- Born: Jon Douglas Ewing 6 October 1936 Paddington, New South Wales, Australia
- Died: 14 March 2014 (aged 77)
- Education: Sydney Boys High School
- Known for: stage work
- Notable work: La Cage aux Folles
- Awards: Green Room Award

= Jon Ewing =

Australian actor

Jon Douglas Ewing (6 October 1936 – 14 March 2014) was an Australian actor and director best known for his stage work.

==Life and career==
Ewing was born in Paddington, New South Wales and attended Sydney Boys High School. He studied under Hayes Gordon and in 1958 helped to establish the Ensemble Theatre.

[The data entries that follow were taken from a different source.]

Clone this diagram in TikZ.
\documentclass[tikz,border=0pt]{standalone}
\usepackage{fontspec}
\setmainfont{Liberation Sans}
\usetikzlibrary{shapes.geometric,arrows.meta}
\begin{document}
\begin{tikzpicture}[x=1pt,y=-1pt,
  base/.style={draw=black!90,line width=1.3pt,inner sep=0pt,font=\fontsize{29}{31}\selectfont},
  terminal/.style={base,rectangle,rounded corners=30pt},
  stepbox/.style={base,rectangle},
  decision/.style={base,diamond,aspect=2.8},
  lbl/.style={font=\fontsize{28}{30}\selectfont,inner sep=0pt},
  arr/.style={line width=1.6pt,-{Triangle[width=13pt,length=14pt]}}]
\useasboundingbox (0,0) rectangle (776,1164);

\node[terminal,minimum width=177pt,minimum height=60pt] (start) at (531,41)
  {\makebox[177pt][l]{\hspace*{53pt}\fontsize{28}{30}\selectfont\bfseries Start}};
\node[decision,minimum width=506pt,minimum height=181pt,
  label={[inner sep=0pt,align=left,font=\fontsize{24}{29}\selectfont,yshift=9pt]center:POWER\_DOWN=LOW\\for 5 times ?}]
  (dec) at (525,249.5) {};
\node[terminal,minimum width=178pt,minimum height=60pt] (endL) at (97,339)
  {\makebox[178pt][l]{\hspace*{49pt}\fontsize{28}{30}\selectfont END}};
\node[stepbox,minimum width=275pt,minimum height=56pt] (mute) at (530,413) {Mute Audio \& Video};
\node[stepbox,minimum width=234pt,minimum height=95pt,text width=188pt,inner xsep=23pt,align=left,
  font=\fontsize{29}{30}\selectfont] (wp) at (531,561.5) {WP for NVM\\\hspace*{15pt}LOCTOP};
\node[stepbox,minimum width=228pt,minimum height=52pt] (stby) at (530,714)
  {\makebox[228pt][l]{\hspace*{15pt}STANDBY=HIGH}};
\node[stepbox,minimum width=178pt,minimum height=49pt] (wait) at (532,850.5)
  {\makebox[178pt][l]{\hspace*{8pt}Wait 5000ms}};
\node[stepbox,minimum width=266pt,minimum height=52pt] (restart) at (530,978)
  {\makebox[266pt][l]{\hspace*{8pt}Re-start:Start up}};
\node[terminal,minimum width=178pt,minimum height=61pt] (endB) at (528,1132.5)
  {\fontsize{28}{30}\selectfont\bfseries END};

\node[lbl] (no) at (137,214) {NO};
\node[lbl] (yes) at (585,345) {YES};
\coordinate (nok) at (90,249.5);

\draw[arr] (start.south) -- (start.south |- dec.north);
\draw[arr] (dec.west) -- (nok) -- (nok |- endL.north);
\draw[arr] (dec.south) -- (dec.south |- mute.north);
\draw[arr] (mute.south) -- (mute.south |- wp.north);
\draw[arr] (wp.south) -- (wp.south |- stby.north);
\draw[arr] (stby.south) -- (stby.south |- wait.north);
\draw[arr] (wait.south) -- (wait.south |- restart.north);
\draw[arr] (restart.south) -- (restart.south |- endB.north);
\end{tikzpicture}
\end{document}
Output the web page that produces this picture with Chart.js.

He played Albin in the 1985 original Australian cast of La Cage aux Folles, for which he received a Green Room Award. Other stage roles include Camelot, Cabaret, Tarantara! Tarantara!, The Threepenny Opera, Candide, The Venetian Twins, Sweeney Todd, Nicholas Nickleby and The Phantom of The Opera.

His screen roles include The Last Bastion and Bliss (for which he was nominated for an AFI Award for Best Actor in a Supporting Role).

He appeared on TV in Waterloo Station, Homicide, A Country Practice, The Mavis Bramston Show and Consider Your Verdict.